BEGIN DATA

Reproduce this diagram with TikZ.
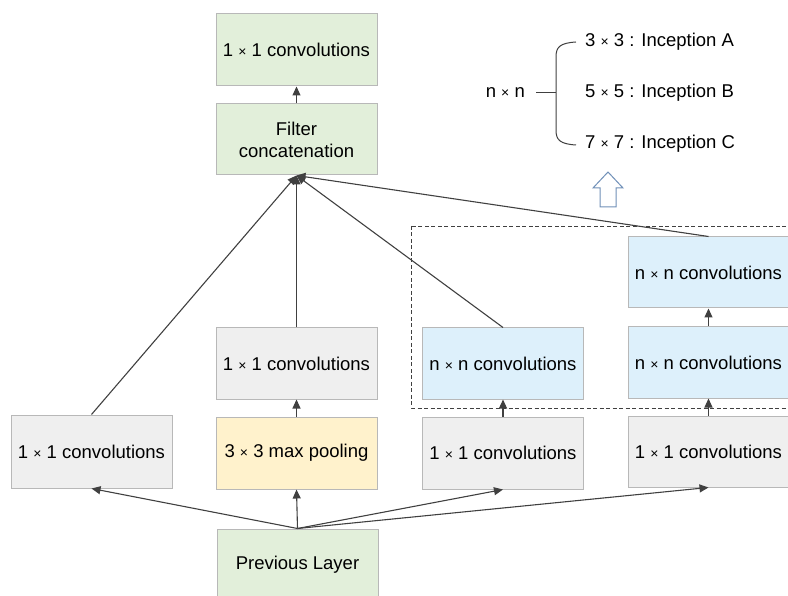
\documentclass[tikz,border=0pt]{standalone}
\usepackage{fontspec}
\setmainfont{Liberation Sans}
\usetikzlibrary{arrows.meta}
\definecolor{boxline}{HTML}{B8B8B8}
\definecolor{greenfill}{HTML}{E2EFDA}
\definecolor{grayfill}{HTML}{EFEFEF}
\definecolor{yellowfill}{HTML}{FFF2CC}
\definecolor{bluefill}{HTML}{DDF0FB}
\definecolor{wire}{HTML}{404040}
\definecolor{hollow}{HTML}{7090B8}
% small multiplication sign
\newcommand{\tms}{{\fontsize{14}{14}\selectfont ×}}
\tikzset{
  layer/.style={draw=boxline, line width=1pt, minimum width=161pt, minimum height=72pt,
    inner sep=0pt, align=center, font=\fontsize{18.5}{22}\selectfont},
  greenbox/.style={layer, fill=greenfill},
  graybox/.style={layer, fill=grayfill},
  yellowbox/.style={layer, fill=yellowfill},
  bluebox/.style={layer, fill=bluefill},
  flow/.style={draw=wire, line width=1.1pt, -{Triangle[length=9pt,width=8pt]}},
  label/.style={font=\fontsize{18.5}{22}\selectfont, inner sep=0pt},
}
\begin{document}
\begin{tikzpicture}[x=1pt,y=-1pt]
\useasboundingbox (0,0) rectangle (788,596);
\clip (0,0) rectangle (788,596);

% output side
\node[greenbox] (top) at (296.5,50) {1 \tms{} 1 convolutions};
\node[greenbox, minimum height=71pt] (concat) at (296.5,139.5) {Filter\\concatenation};

% branch 1
\node[graybox, minimum height=73pt] (c1) at (91.5,451.5) {1 \tms{} 1 convolutions};
% branch 2
\node[graybox, minimum height=71pt] (p1) at (296.5,363.5) {1 \tms{} 1 convolutions};
\node[yellowbox] (pool) at (296.5,453) {3 \tms{} 3 max pooling};
% branch 3
\node[bluebox, minimum height=71pt] (n3) at (503,363.5) {n \tms{} n convolutions};
\node[graybox] (c3) at (503,453) {1 \tms{} 1 convolutions};
% branch 4
\node[bluebox, minimum height=71pt] (n4a) at (708.5,272.5) {n \tms{} n convolutions};
\node[bluebox, minimum height=71pt] (n4b) at (708.5,362.5) {n \tms{} n convolutions};
\node[graybox, minimum height=71pt] (c4) at (708.5,451.5) {1 \tms{} 1 convolutions};

% input
\node[greenbox] (prev) at (297.5,565) {Previous Layer};

% dashed group around the n x n layers
\draw[wire, line width=0.8pt, dash pattern=on 4pt off 2.5pt] (411,226) rectangle (800,408);

% connectors
\draw[flow] (concat.north) -- (top.south);
\draw[flow] (c1.north) -- (concat.south);
\draw[flow] (p1.north) -- (concat.south);
\draw[flow] (n3.north) -- (concat.south);
\draw[flow] (n4a.north) -- (concat.south);
\draw[flow] (pool.north) -- (p1.south);
\draw[flow] (c3.north) -- (n3.south);
\draw[flow] (c4.north) -- (n4b.south);
\draw[flow] (n4b.north) -- (n4a.south);
\draw[flow] (prev.north) -- (c1.south);
\draw[flow] (prev.north) -- (pool.south);
\draw[flow] (prev.north) -- (c3.south);
\draw[flow] (prev.north) -- (c4.south);

% n x n legend with brace
\node[label, anchor=east] (nn) at (525,93) {n \tms{} n};
\coordinate (brA) at (576,42);
\coordinate (brC) at (576,145);
\coordinate (brM) at (556,93);
\draw[wire, line width=1pt] (nn.east) ++(11,0) coordinate (tick) -- (brM);
\draw[wire, line width=1pt] (brA) .. controls (560,43) and (556,47) .. (556,57)
  -- (556,130) .. controls (556,140) and (560,144) .. (brC);
\node[label, anchor=west] (ia) at (585,42) {3 \tms{} 3 : Inception A};
\node[label, anchor=west] (ib) at (585,93) {5 \tms{} 5 : Inception B};
\node[label, anchor=west] (ic) at (585,144) {7 \tms{} 7 : Inception C};

% hollow up arrow
\draw[hollow, line width=1pt, fill=white, line join=miter]
  (600,207) -- (600,188) -- (593,188) -- (608,172) -- (623,188) -- (616,188) -- (616,207) -- cycle;
\end{tikzpicture}
\end{document}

END DATA

## TASK DETAILS
Transcribe the listing above verbatim. Omit the pictures.

## TASK ANSWER
Reproduce this diagram with TikZ.
\documentclass[tikz,border=0pt]{standalone}
\usepackage{fontspec}
\setmainfont{Liberation Sans}
\usetikzlibrary{arrows.meta}
\definecolor{boxline}{HTML}{B8B8B8}
\definecolor{greenfill}{HTML}{E2EFDA}
\definecolor{grayfill}{HTML}{EFEFEF}
\definecolor{yellowfill}{HTML}{FFF2CC}
\definecolor{bluefill}{HTML}{DDF0FB}
\definecolor{wire}{HTML}{404040}
\definecolor{hollow}{HTML}{7090B8}
% small multiplication sign
\newcommand{\tms}{{\fontsize{14}{14}\selectfont ×}}
\tikzset{
  layer/.style={draw=boxline, line width=1pt, minimum width=161pt, minimum height=72pt,
    inner sep=0pt, align=center, font=\fontsize{18.5}{22}\selectfont},
  greenbox/.style={layer, fill=greenfill},
  graybox/.style={layer, fill=grayfill},
  yellowbox/.style={layer, fill=yellowfill},
  bluebox/.style={layer, fill=bluefill},
  flow/.style={draw=wire, line width=1.1pt, -{Triangle[length=9pt,width=8pt]}},
  label/.style={font=\fontsize{18.5}{22}\selectfont, inner sep=0pt},
}
\begin{document}
\begin{tikzpicture}[x=1pt,y=-1pt]
\useasboundingbox (0,0) rectangle (788,596);
\clip (0,0) rectangle (788,596);

% output side
\node[greenbox] (top) at (296.5,50) {1 \tms{} 1 convolutions};
\node[greenbox, minimum height=71pt] (concat) at (296.5,139.5) {Filter\\concatenation};

% branch 1
\node[graybox, minimum height=73pt] (c1) at (91.5,451.5) {1 \tms{} 1 convolutions};
% branch 2
\node[graybox, minimum height=71pt] (p1) at (296.5,363.5) {1 \tms{} 1 convolutions};
\node[yellowbox] (pool) at (296.5,453) {3 \tms{} 3 max pooling};
% branch 3
\node[bluebox, minimum height=71pt] (n3) at (503,363.5) {n \tms{} n convolutions};
\node[graybox] (c3) at (503,453) {1 \tms{} 1 convolutions};
% branch 4
\node[bluebox, minimum height=71pt] (n4a) at (708.5,272.5) {n \tms{} n convolutions};
\node[bluebox, minimum height=71pt] (n4b) at (708.5,362.5) {n \tms{} n convolutions};
\node[graybox, minimum height=71pt] (c4) at (708.5,451.5) {1 \tms{} 1 convolutions};

% input
\node[greenbox] (prev) at (297.5,565) {Previous Layer};

% dashed group around the n x n layers
\draw[wire, line width=0.8pt, dash pattern=on 4pt off 2.5pt] (411,226) rectangle (800,408);

% connectors
\draw[flow] (concat.north) -- (top.south);
\draw[flow] (c1.north) -- (concat.south);
\draw[flow] (p1.north) -- (concat.south);
\draw[flow] (n3.north) -- (concat.south);
\draw[flow] (n4a.north) -- (concat.south);
\draw[flow] (pool.north) -- (p1.south);
\draw[flow] (c3.north) -- (n3.south);
\draw[flow] (c4.north) -- (n4b.south);
\draw[flow] (n4b.north) -- (n4a.south);
\draw[flow] (prev.north) -- (c1.south);
\draw[flow] (prev.north) -- (pool.south);
\draw[flow] (prev.north) -- (c3.south);
\draw[flow] (prev.north) -- (c4.south);

% n x n legend with brace
\node[label, anchor=east] (nn) at (525,93) {n \tms{} n};
\coordinate (brA) at (576,42);
\coordinate (brC) at (576,145);
\coordinate (brM) at (556,93);
\draw[wire, line width=1pt] (nn.east) ++(11,0) coordinate (tick) -- (brM);
\draw[wire, line width=1pt] (brA) .. controls (560,43) and (556,47) .. (556,57)
  -- (556,130) .. controls (556,140) and (560,144) .. (brC);
\node[label, anchor=west] (ia) at (585,42) {3 \tms{} 3 : Inception A};
\node[label, anchor=west] (ib) at (585,93) {5 \tms{} 5 : Inception B};
\node[label, anchor=west] (ic) at (585,144) {7 \tms{} 7 : Inception C};

% hollow up arrow
\draw[hollow, line width=1pt, fill=white, line join=miter]
  (600,207) -- (600,188) -- (593,188) -- (608,172) -- (623,188) -- (616,188) -- (616,207) -- cycle;
\end{tikzpicture}
\end{document}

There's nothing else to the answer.